TACKLING ACUTE HEART ATTACK WITH MULTI-VESSEL DISEASE

 

Acute heart attack or ST-segment elevation myocardial infarction remains the biggest killer on the planet. More people succumb to an acute heart attack in a year than diabetes, hypertension, cancer, or lung disease. Importantly, Covid 19 is certainly not one of the biggest killers.

 

In the event of a heart attack one artery supplying the heart is completely blocked; that is 100% occluded. There are usually 3 coronary arteries supplying blood supply to the heart. The artery that gets totally blocked is termed the culprit artery. 

 

The best treatment for an acute heart attack is to get to the closest hospital with a cath lab at the earliest. Time saved is heart muscle saved. The blocked artery needs treatment with coronary angioplasty and stenting to restore blood flow to the dying cells in the after heart.

 

In some patients another coronary artery may also be blocked, this is the non-culprit artery. It was believed earlier that the union culprit vessel is best left alone during the index procedure. But a large randomized trial, the COMPLETE trial, including more than 4000 patients with acute heart attack showed that opening up both the culprit artery and the non-culprit artery provided significantly better clinical outcomes than treating the culprit vessel alone. The composite of death and myocardial infarction was reduced from 10.5% to 7.8% in a follow-up of 3 years. The COMPLETE Trial was published in the New England Journal of Medicine in September 2019.

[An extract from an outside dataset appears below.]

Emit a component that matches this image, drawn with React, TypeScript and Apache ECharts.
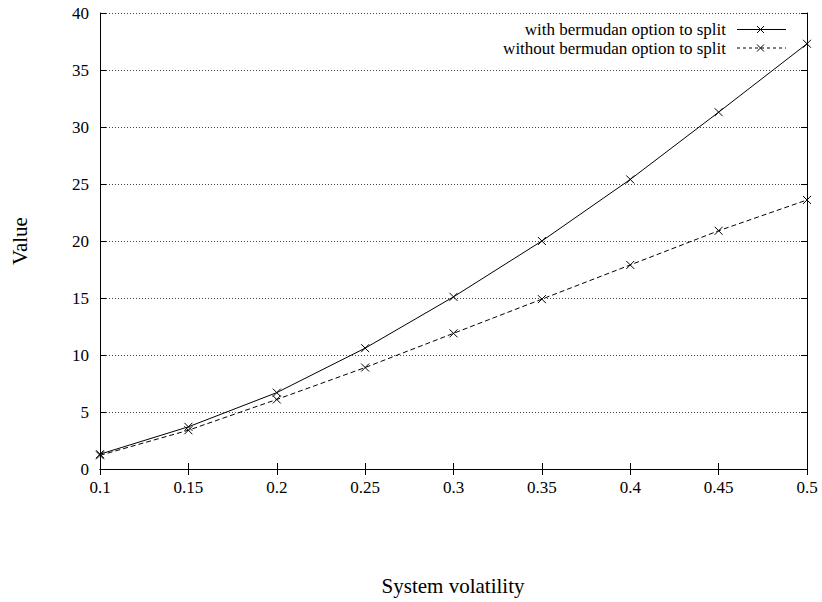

The decision to stent the non-culprit vessel was taken if it was blocked 70% or more, and if the blockage ranged between 50% to 69% stenting was done when the fractional flow reserve (FFR) was below 0.80. Usage of FFR in the cath lab confirms whether a 50% to 69% block is actually producing schema in the heart muscle being supplied by the non-culprit vessel.

 

This year another big randomized trial from France that included more than 1100 acute heart patients documented that using FFR for a non-culprit vessel having a 50% to 69% did not provide a clinical advantage over visual appearance during coronary angiography. The reason may be that in the setting of an acute heart attack FFR may be underestimating the physiological ramifications of a blocked artery.

 

Hence currently the take-home message should be that stenting of both the culprit vessel and the non-culprit vessel should be done either in the same hospital setting or within one and a half months of the heart attack if the non-culprit artery is 70% or more blocked regardless of ischemia.

 

 But in case the non-culprit vessel has a block of 50% to 69% the patients should be assessed for ischemia by FFR after a month of the index procedure. In case there is a block in the non-culprit artery of less than 50%, treatment is medical management by pills.

 

Crucially the patient must get to the closest heart hospital as quickly as possible.